Data type inference is another important consideration. Pandas automatically detects the data types of list elements:
# Mixed data type example
names = ['Alice', 'Bob', 'Charlie'] # Strings
ages = [25, 30, 35] # Integers
scores = [85.5, 92.0, 78.5] # Floats
df_mixed = pd.DataFrame({
'Name': names,
'Age': ages,
'Score': scores
})
In this example, Pandas automatically recognizes the Name column as object type (strings), Age as int64, and Score as float64.
Advanced Techniques and Best Practices
In practical applications, we also need to consider some advanced scenarios:
# 1. Custom indexing
custom_index = [f'row_{i}' for i in range(len(lst1))]

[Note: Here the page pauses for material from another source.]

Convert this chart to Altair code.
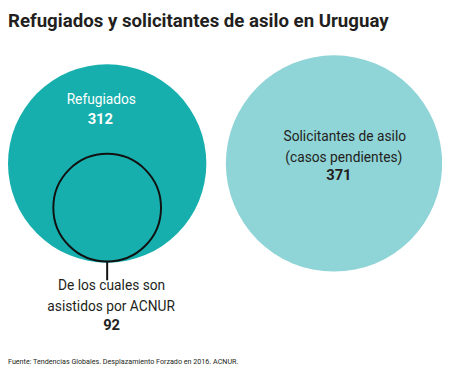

df_custom_index = pd.DataFrame({
'col1': lst1,
'col2': lst2
}, index=custom_index)
# 2. Handling missing values
lst1_with_na = [1, 2, None, 4, 5]
lst2_with_na = [10, None, 30, 40, 50]
df_with_na = pd.DataFrame({
'A': lst1_with_na,
'B': lst2_with_na
}) # None is automatically converted to NaN
Guidelines for method selection: For most application scenarios, the dictionary method is recommended due to its clear code and easy maintenance. Only when processing extremely large datasets and performance becomes a bottleneck should the NumPy optimization solution be considered.
Conclusion
Converting multiple lists to Pandas DataFrame is a fundamental yet critical operation in data preprocessing. By understanding the principles and applicable scenarios of different methods, developers can choose the technical solution that best suits their needs. The dictionary mapping method stands as the preferred choice due to its excellent readability, while the NumPy method provides effective optimization for performance-sensitive applications. Mastering these techniques will significantly improve the efficiency and quality of data processing.